Shares of gaming giant Caesars Entertainment (NASDAQ: CZR) jumped as much as 17.4% in trading Monday after the company agreed to be acquired by Eldorado Resorts (NASDAQ: ERI). Shares were still trading up 14.4% at 2 p.m. EDT.
Eldorado will pay $12.75 per share for Caesars, which amounts to an $8.58 billion buyout price. Payment will be made in the form of $7.2 billion in cash and 77 million Eldorado shares. The total deal including debt is worth $17.3 billion. As part of the acquisition, VICI Properties (NYSE: VICI) will buy $3.2 billion of real estate from the combined company, which will help pay down some of the debt.
This is clearly a very highly leveraged buyout, even with the VICI Properties acquisition, and makes Eldorado a new power player on the Las Vegas Strip.
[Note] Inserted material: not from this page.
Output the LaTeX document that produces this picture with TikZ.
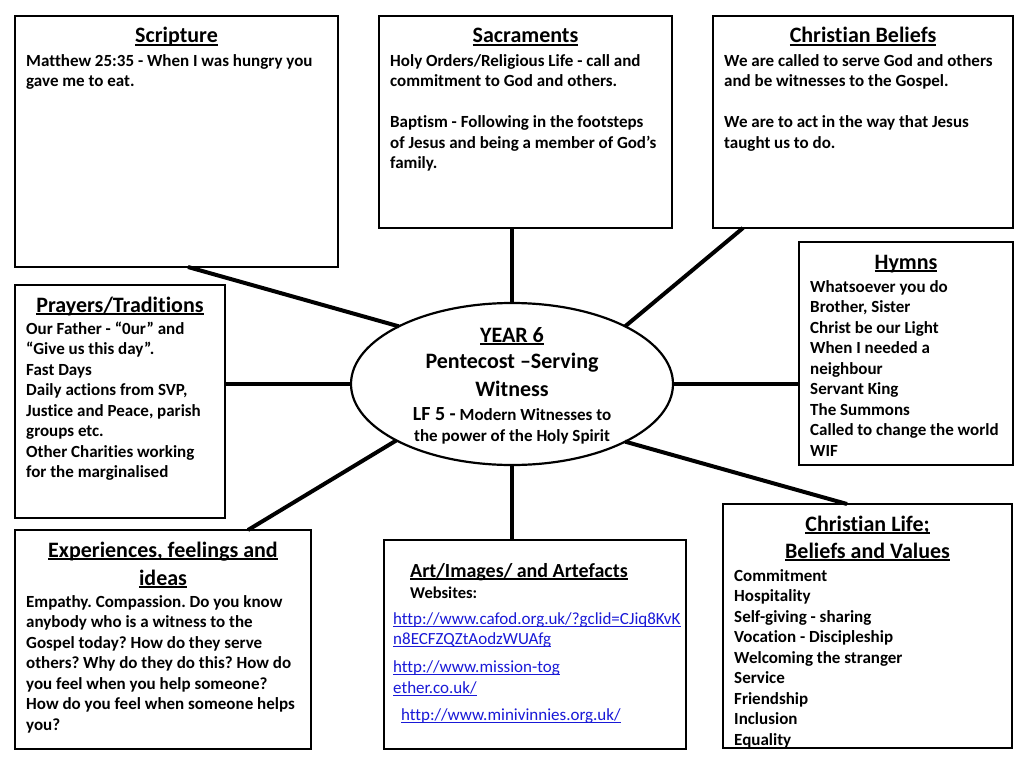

But we've seen leveraged gaming buyouts go bad, and if the economy slows in coming years, Eldorado may feel it first in the gaming industry.
Not surprisingly, Eldorado's stock has fallen 13.2% in trading today because investors now see it as a much higher-risk company with the Caesars announcement. Since it's only a small portion of the deal total, I don't think Eldorado's stock price will be a problem, unless the free fall continues.
What will be more important for investors to watch is the underlying financing of new Eldorado debt and any other necessary financing approvals from related parties. They're what could really derail a deal and potentially give back most of Caesars' gains today.